--- BEGIN SOURCE DATA ---
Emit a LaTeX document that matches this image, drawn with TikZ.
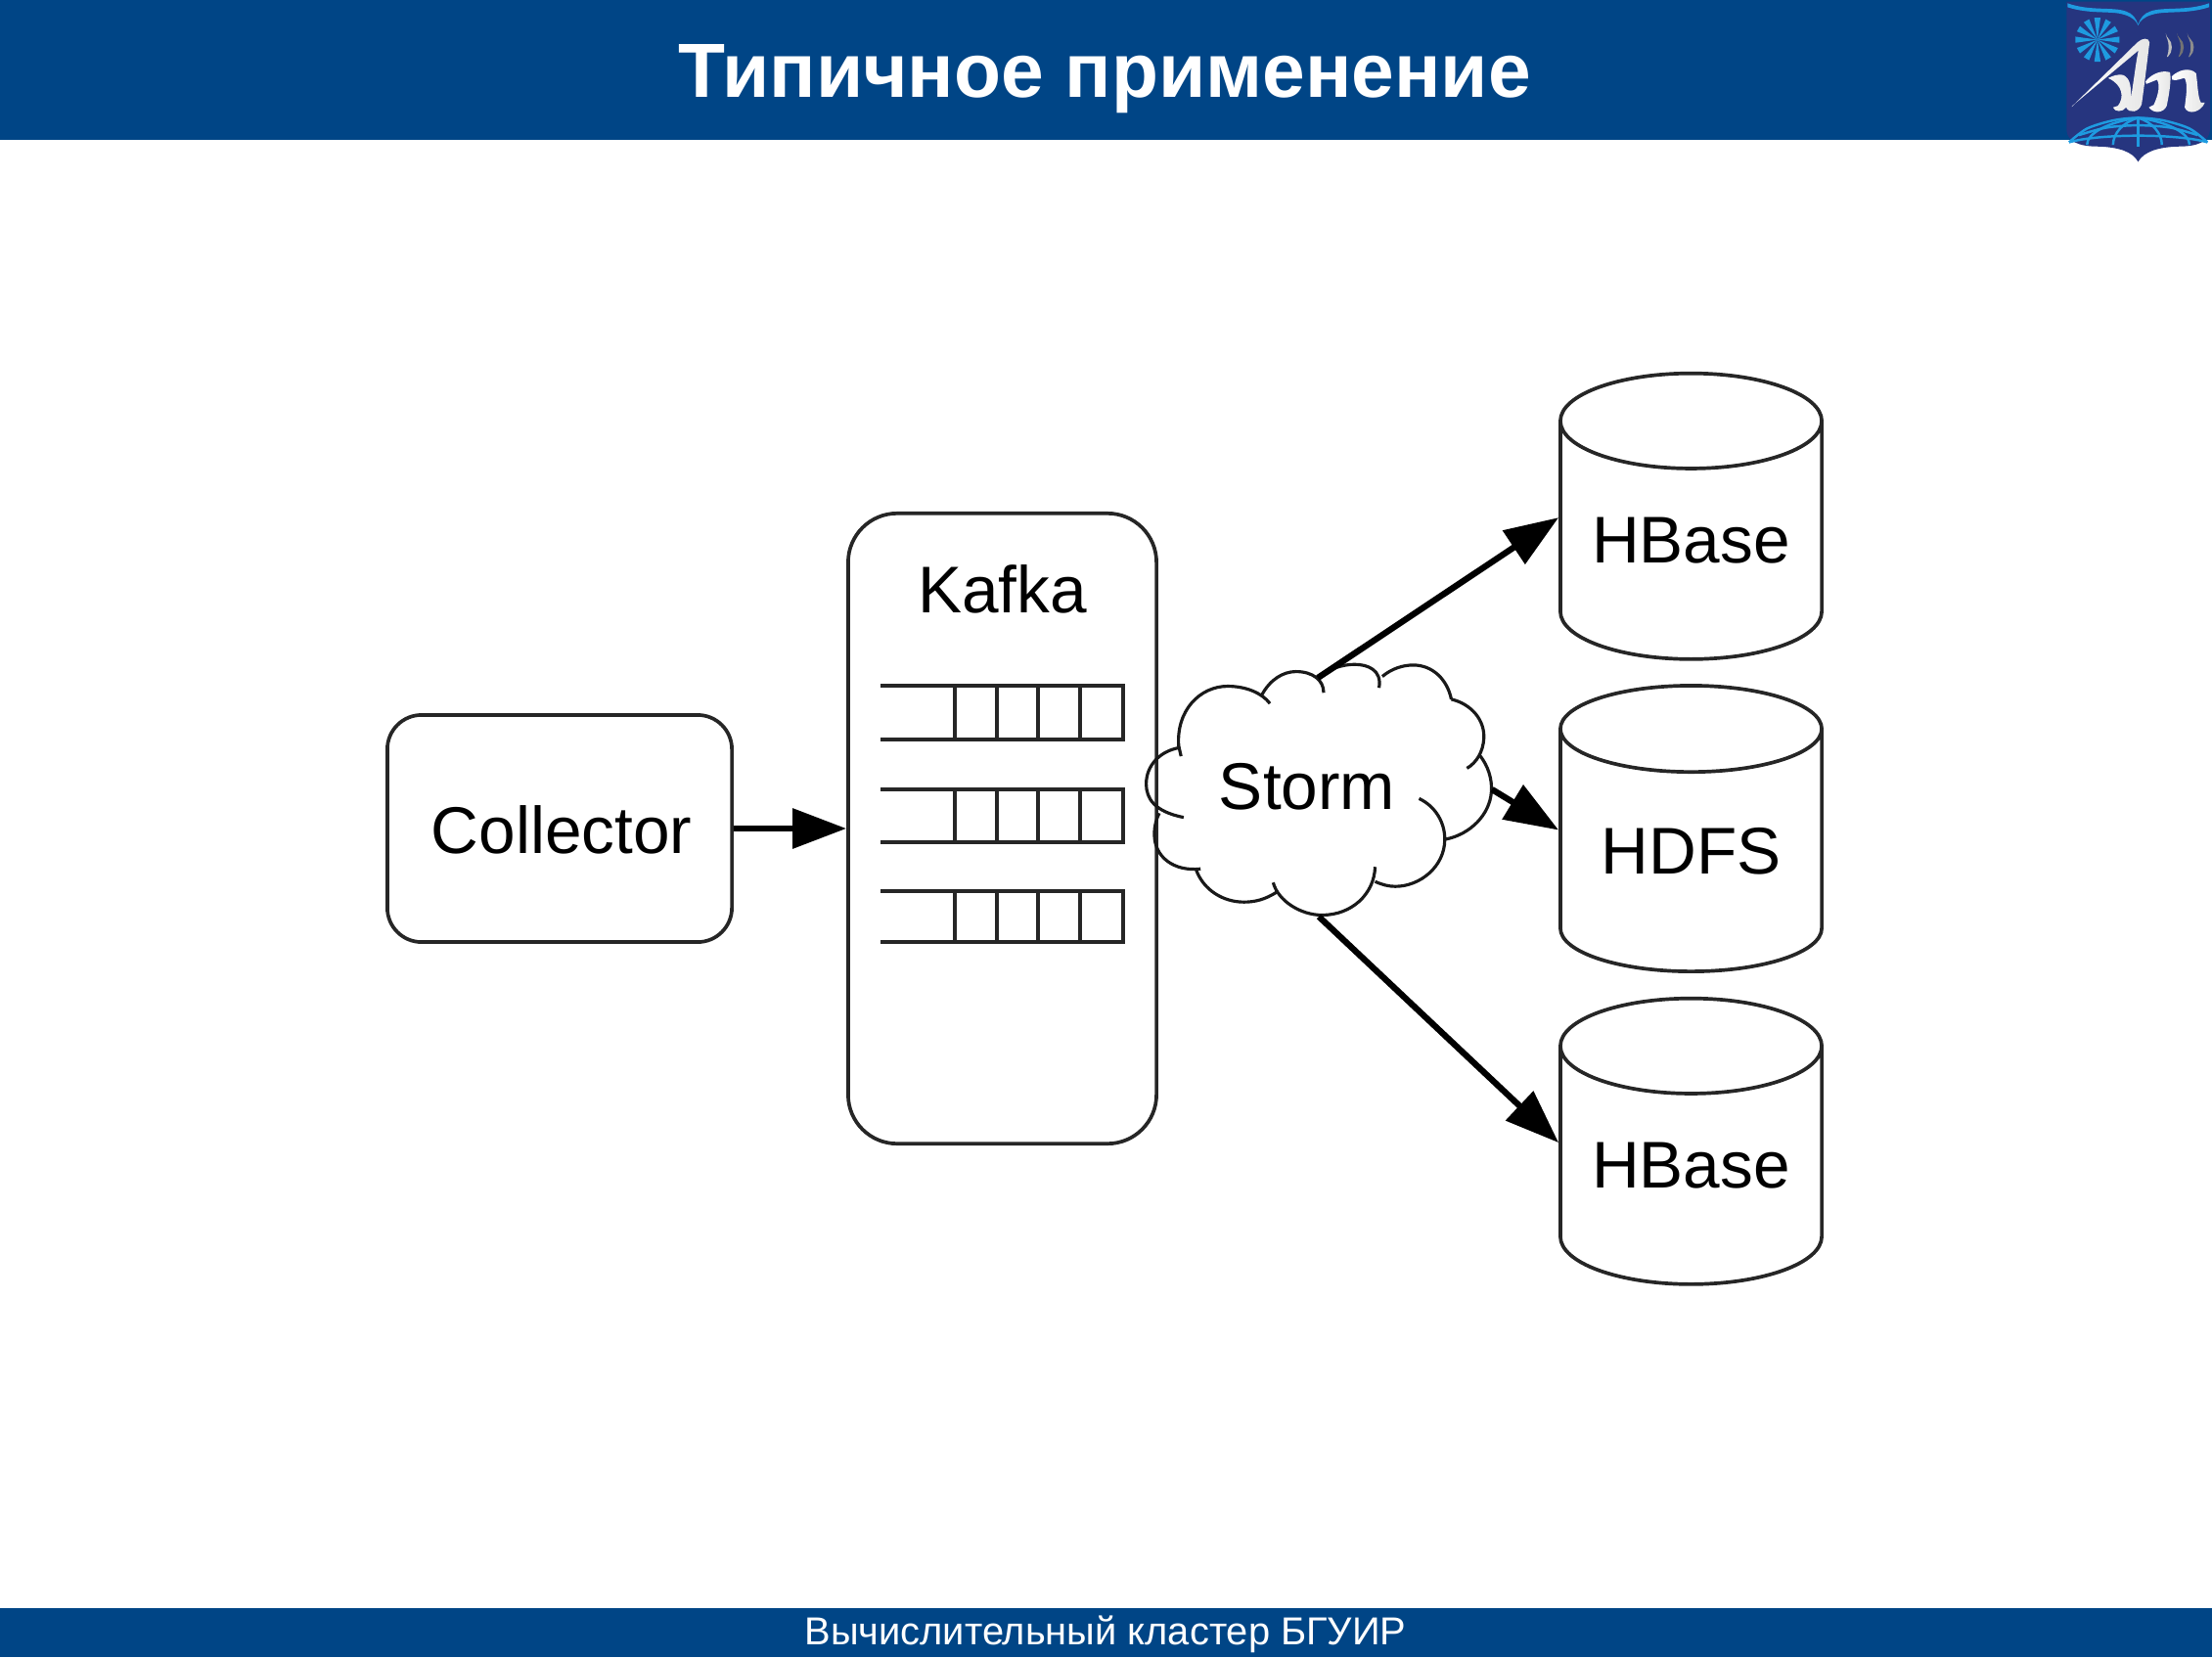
\documentclass[tikz,border=0pt]{standalone}
\usepackage{fontspec}
\setmainfont{Liberation Sans}
\usepackage{xcolor}
\usetikzlibrary{shapes.geometric}
\usetikzlibrary{arrows.meta}
\definecolor{barblue}{HTML}{004586}
\definecolor{logoblue}{HTML}{26357F}
\definecolor{logocyan}{HTML}{1E9BE0}
\tikzset{
  chartline/.style={line width=1.05pt, black!85},
  chartlabel/.style={anchor=base, font=\fontsize{19.2}{23}\selectfont, inner sep=0pt},
  roundbox/.style={chartline, draw, rectangle},
  dbase/.style={chartline, draw, cylinder, shape border rotate=90, aspect=.48, minimum width=2.67cm, minimum height=2.92cm, inner sep=0pt, text=black, font=\fontsize{19.2}{23}\selectfont},
  flow/.style={line width=1.8pt, -{Triangle[length=.55cm,width=.4cm]}},
  logoline/.style={logocyan, line width=.7pt},
  logosilver/.style={left color=white, middle color=black!35, right color=black!10}
}
\begin{document}
\begin{tikzpicture}[x=.01cm, y=-.01cm]
 \useasboundingbox (0,0) rectangle (2261,1694);
 \fill[barblue] (0,0) rectangle (2261,143);
 \fill[barblue] (0,1644) rectangle (2261,1694);
 \node[anchor=base, white, inner sep=0pt, font=\bfseries\fontsize{22.33}{26}\selectfont] (titleText) at (1129,100) {Типичное применение};
 \node[anchor=base, white, inner sep=0pt, font=\fontsize{11.33}{13}\selectfont] (footerText) at (1130,1681) {Вычислительный кластер БГУИР};

 \node[roundbox, rounded corners=.35cm, minimum width=3.52cm, minimum height=2.32cm] (collector) at (572,847) {};
 \node[chartlabel] (collectorText) at (574,872) {Collector};
 \node[roundbox, rounded corners=.5cm, minimum width=3.15cm, minimum height=6.44cm] (kafka) at (1024.5,847) {};
 \node[chartlabel] (kafkaText) at (1024.5,626) {Kafka};
 \foreach \yt/\yb in {701/756, 807/861, 911/963} {
   \draw[chartline] (900,\yt) -- (1148,\yt) -- (1148,\yb) -- (900,\yb);
   \foreach \xq in {976,1019,1061,1104}
     \draw[chartline] (\xq,\yt) -- (\xq,\yb);
 }

 \node[dbase] (hbaseA) at (1728.5,553) {HBase};
 \node[dbase] (hdfs) at (1728.5,870) {HDFS};
 \node[dbase] (hbaseB) at (1728.5,1192) {HBase};

 \node[chartlabel] (storm) at (1336,827) {Storm};
 \coordinate (stormA) at (1347,693);
 \coordinate (stormB) at (1525,807);
 \coordinate (stormC) at (1348,937);

 \begin{scope}[shift={(1130,620)}, x=.00333cm, y=-.00333cm, line width=.9pt, black!90]
  \draw (232,460) -- (226,434) .. controls (165,445) and (125,490) .. (125,545) .. controls (125,590) and (150,630) .. (240,648);
  \draw (225,432) .. controls (215,320) and (290,245) .. (375,245) .. controls (430,245) and (480,265) .. (505,298);
  \draw (480,272) .. controls (505,225) and (545,200) .. (585,200) .. controls (635,200) and (670,225) .. (670,265);
  \draw (655,215) .. controls (690,190) and (730,178) .. (765,178) .. controls (805,178) and (850,195) .. (840,250);
  \draw (850,215) .. controls (880,190) and (915,180) .. (945,180) .. controls (1005,180) and (1050,225) .. (1062,285);
  \draw (1062,285) .. controls (1125,300) and (1165,350) .. (1162,405) .. controls (1160,445) and (1140,480) .. (1110,497);
  \draw (1150,458) .. controls (1175,490) and (1188,530) .. (1185,570) .. controls (1180,640) and (1120,700) .. (1045,715);
  \draw (963,590) .. controls (1015,615) and (1042,665) .. (1042,715) .. controls (1042,800) and (965,860) .. (890,860) .. controls (870,860) and (850,855) .. (828,845);
  \draw (828,800) .. controls (825,885) and (755,948) .. (665,948) .. controls (600,948) and (530,905) .. (515,848);
  \draw (525,878) .. controls (490,900) and (460,908) .. (425,908) .. controls (360,908) and (300,870) .. (278,808);
  \draw (292,806) .. controls (210,815) and (150,770) .. (150,700) .. controls (150,675) and (155,655) .. (165,635);
 \end{scope}

 \draw[flow] (collector.east) -- (kafka.west);
 \draw[flow] (stormA) -- (hbaseA.170.6);
 \draw[flow] (stormB) -- (hdfs.171);
 \draw[flow] (stormC) -- (hbaseB.170.2);

 \begin{scope}[shift={(2050,0)}, x=.00333cm, y=-.00333cm]
  \fill[logoblue] (187,5) -- (628,5) -- (628,400) .. controls (625,435) and (590,450) .. (530,450) .. controls (470,452) and (425,465) .. (407,497) .. controls (390,465) and (345,452) .. (285,450) .. controls (225,450) and (190,435) .. (187,400) -- cycle;
  \fill[logocyan] (190,10) .. controls (260,35) and (330,20) .. (370,35) .. controls (390,42) and (400,55) .. (407,75) .. controls (414,55) and (424,42) .. (444,35) .. controls (484,20) and (555,35) .. (625,10) -- (625,22) .. controls (555,45) and (490,32) .. (450,45) .. controls (425,52) and (412,65) .. (407,78) .. controls (402,65) and (389,52) .. (364,45) .. controls (325,32) and (260,45) .. (190,22) -- cycle;
  \foreach \a in {0,30,...,330}
    \fill[logocyan, shift={(282,122)}] (0,0) -- (\a-8:68) -- (\a+8:68) -- cycle;
  \draw[logoline] plot[smooth] coordinates {(195,437) (250,395) (330,370) (407,362) (485,370) (565,395) (620,437)};
  \draw[logoline] plot[smooth] coordinates {(225,415) (310,392) (407,385) (505,392) (590,415)};
  \draw[logoline] (195,437) .. controls (290,410) and (525,410) .. (620,437);
  \foreach \xg in {250,330,480,565}
    \draw[logoline] (407,362) .. controls ({407+(\xg-407)*.6},375) and (\xg,410) .. (\xg,445);
  \draw[logoline] (407,362) -- (407,450);
  \shade[logosilver] (203,328) -- (405,130) .. controls (420,116) and (440,115) .. (442,130) .. controls (435,190) and (425,270) .. (418,320) .. controls (410,345) and (380,350) .. (370,330) .. controls (360,345) and (335,345) .. (330,330) -- (345,325) .. controls (365,300) and (360,260) .. (315,240) .. controls (330,232) and (345,228) .. (360,230) .. controls (385,240) and (385,270) .. (385,300) .. controls (395,240) and (400,190) .. (408,155) -- (205,325) -- cycle;
  \shade[logosilver] (430,250) .. controls (450,225) and (480,215) .. (505,222) .. controls (510,250) and (500,300) .. (495,325) .. controls (485,348) and (455,350) .. (440,330) -- (455,322) .. controls (470,290) and (475,260) .. (465,245) -- (432,258) -- cycle;
  \shade[logosilver] (510,235) .. controls (530,215) and (565,205) .. (585,225) .. controls (590,255) and (590,300) .. (600,315) -- (612,315) .. controls (600,345) and (560,355) .. (550,330) .. controls (555,290) and (560,260) .. (550,240) .. controls (540,240) and (525,250) .. (512,245) -- cycle;
  \foreach \xs/\w/\g in {492/16/25, 527/18/55, 558/18/45}
    \fill[black!\g, rounded corners=1pt] (\xs,112) .. controls (\xs+\w+6,130) and (\xs+\w+6,160) .. (\xs,180) .. controls (\xs+\w-6,160) and (\xs+\w-6,130) .. (\xs,112) -- cycle;
 \end{scope}
\end{tikzpicture}
\end{document}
--- END SOURCE DATA ---
# EXERCISE REQUIREMENTS
Go through the data above and transcribe it in full, omitting any image.

# RESPONSE TO THE TASK
Emit a LaTeX document that matches this image, drawn with TikZ.
\documentclass[tikz,border=0pt]{standalone}
\usepackage{fontspec}
\setmainfont{Liberation Sans}
\usepackage{xcolor}
\usetikzlibrary{shapes.geometric}
\usetikzlibrary{arrows.meta}
\definecolor{barblue}{HTML}{004586}
\definecolor{logoblue}{HTML}{26357F}
\definecolor{logocyan}{HTML}{1E9BE0}
\tikzset{
  chartline/.style={line width=1.05pt, black!85},
  chartlabel/.style={anchor=base, font=\fontsize{19.2}{23}\selectfont, inner sep=0pt},
  roundbox/.style={chartline, draw, rectangle},
  dbase/.style={chartline, draw, cylinder, shape border rotate=90, aspect=.48, minimum width=2.67cm, minimum height=2.92cm, inner sep=0pt, text=black, font=\fontsize{19.2}{23}\selectfont},
  flow/.style={line width=1.8pt, -{Triangle[length=.55cm,width=.4cm]}},
  logoline/.style={logocyan, line width=.7pt},
  logosilver/.style={left color=white, middle color=black!35, right color=black!10}
}
\begin{document}
\begin{tikzpicture}[x=.01cm, y=-.01cm]
 \useasboundingbox (0,0) rectangle (2261,1694);
 \fill[barblue] (0,0) rectangle (2261,143);
 \fill[barblue] (0,1644) rectangle (2261,1694);
 \node[anchor=base, white, inner sep=0pt, font=\bfseries\fontsize{22.33}{26}\selectfont] (titleText) at (1129,100) {Типичное применение};
 \node[anchor=base, white, inner sep=0pt, font=\fontsize{11.33}{13}\selectfont] (footerText) at (1130,1681) {Вычислительный кластер БГУИР};

 \node[roundbox, rounded corners=.35cm, minimum width=3.52cm, minimum height=2.32cm] (collector) at (572,847) {};
 \node[chartlabel] (collectorText) at (574,872) {Collector};
 \node[roundbox, rounded corners=.5cm, minimum width=3.15cm, minimum height=6.44cm] (kafka) at (1024.5,847) {};
 \node[chartlabel] (kafkaText) at (1024.5,626) {Kafka};
 \foreach \yt/\yb in {701/756, 807/861, 911/963} {
   \draw[chartline] (900,\yt) -- (1148,\yt) -- (1148,\yb) -- (900,\yb);
   \foreach \xq in {976,1019,1061,1104}
     \draw[chartline] (\xq,\yt) -- (\xq,\yb);
 }

 \node[dbase] (hbaseA) at (1728.5,553) {HBase};
 \node[dbase] (hdfs) at (1728.5,870) {HDFS};
 \node[dbase] (hbaseB) at (1728.5,1192) {HBase};

 \node[chartlabel] (storm) at (1336,827) {Storm};
 \coordinate (stormA) at (1347,693);
 \coordinate (stormB) at (1525,807);
 \coordinate (stormC) at (1348,937);

 \begin{scope}[shift={(1130,620)}, x=.00333cm, y=-.00333cm, line width=.9pt, black!90]
  \draw (232,460) -- (226,434) .. controls (165,445) and (125,490) .. (125,545) .. controls (125,590) and (150,630) .. (240,648);
  \draw (225,432) .. controls (215,320) and (290,245) .. (375,245) .. controls (430,245) and (480,265) .. (505,298);
  \draw (480,272) .. controls (505,225) and (545,200) .. (585,200) .. controls (635,200) and (670,225) .. (670,265);
  \draw (655,215) .. controls (690,190) and (730,178) .. (765,178) .. controls (805,178) and (850,195) .. (840,250);
  \draw (850,215) .. controls (880,190) and (915,180) .. (945,180) .. controls (1005,180) and (1050,225) .. (1062,285);
  \draw (1062,285) .. controls (1125,300) and (1165,350) .. (1162,405) .. controls (1160,445) and (1140,480) .. (1110,497);
  \draw (1150,458) .. controls (1175,490) and (1188,530) .. (1185,570) .. controls (1180,640) and (1120,700) .. (1045,715);
  \draw (963,590) .. controls (1015,615) and (1042,665) .. (1042,715) .. controls (1042,800) and (965,860) .. (890,860) .. controls (870,860) and (850,855) .. (828,845);
  \draw (828,800) .. controls (825,885) and (755,948) .. (665,948) .. controls (600,948) and (530,905) .. (515,848);
  \draw (525,878) .. controls (490,900) and (460,908) .. (425,908) .. controls (360,908) and (300,870) .. (278,808);
  \draw (292,806) .. controls (210,815) and (150,770) .. (150,700) .. controls (150,675) and (155,655) .. (165,635);
 \end{scope}

 \draw[flow] (collector.east) -- (kafka.west);
 \draw[flow] (stormA) -- (hbaseA.170.6);
 \draw[flow] (stormB) -- (hdfs.171);
 \draw[flow] (stormC) -- (hbaseB.170.2);

 \begin{scope}[shift={(2050,0)}, x=.00333cm, y=-.00333cm]
  \fill[logoblue] (187,5) -- (628,5) -- (628,400) .. controls (625,435) and (590,450) .. (530,450) .. controls (470,452) and (425,465) .. (407,497) .. controls (390,465) and (345,452) .. (285,450) .. controls (225,450) and (190,435) .. (187,400) -- cycle;
  \fill[logocyan] (190,10) .. controls (260,35) and (330,20) .. (370,35) .. controls (390,42) and (400,55) .. (407,75) .. controls (414,55) and (424,42) .. (444,35) .. controls (484,20) and (555,35) .. (625,10) -- (625,22) .. controls (555,45) and (490,32) .. (450,45) .. controls (425,52) and (412,65) .. (407,78) .. controls (402,65) and (389,52) .. (364,45) .. controls (325,32) and (260,45) .. (190,22) -- cycle;
  \foreach \a in {0,30,...,330}
    \fill[logocyan, shift={(282,122)}] (0,0) -- (\a-8:68) -- (\a+8:68) -- cycle;
  \draw[logoline] plot[smooth] coordinates {(195,437) (250,395) (330,370) (407,362) (485,370) (565,395) (620,437)};
  \draw[logoline] plot[smooth] coordinates {(225,415) (310,392) (407,385) (505,392) (590,415)};
  \draw[logoline] (195,437) .. controls (290,410) and (525,410) .. (620,437);
  \foreach \xg in {250,330,480,565}
    \draw[logoline] (407,362) .. controls ({407+(\xg-407)*.6},375) and (\xg,410) .. (\xg,445);
  \draw[logoline] (407,362) -- (407,450);
  \shade[logosilver] (203,328) -- (405,130) .. controls (420,116) and (440,115) .. (442,130) .. controls (435,190) and (425,270) .. (418,320) .. controls (410,345) and (380,350) .. (370,330) .. controls (360,345) and (335,345) .. (330,330) -- (345,325) .. controls (365,300) and (360,260) .. (315,240) .. controls (330,232) and (345,228) .. (360,230) .. controls (385,240) and (385,270) .. (385,300) .. controls (395,240) and (400,190) .. (408,155) -- (205,325) -- cycle;
  \shade[logosilver] (430,250) .. controls (450,225) and (480,215) .. (505,222) .. controls (510,250) and (500,300) .. (495,325) .. controls (485,348) and (455,350) .. (440,330) -- (455,322) .. controls (470,290) and (475,260) .. (465,245) -- (432,258) -- cycle;
  \shade[logosilver] (510,235) .. controls (530,215) and (565,205) .. (585,225) .. controls (590,255) and (590,300) .. (600,315) -- (612,315) .. controls (600,345) and (560,355) .. (550,330) .. controls (555,290) and (560,260) .. (550,240) .. controls (540,240) and (525,250) .. (512,245) -- cycle;
  \foreach \xs/\w/\g in {492/16/25, 527/18/55, 558/18/45}
    \fill[black!\g, rounded corners=1pt] (\xs,112) .. controls (\xs+\w+6,130) and (\xs+\w+6,160) .. (\xs,180) .. controls (\xs+\w-6,160) and (\xs+\w-6,130) .. (\xs,112) -- cycle;
 \end{scope}
\end{tikzpicture}
\end{document}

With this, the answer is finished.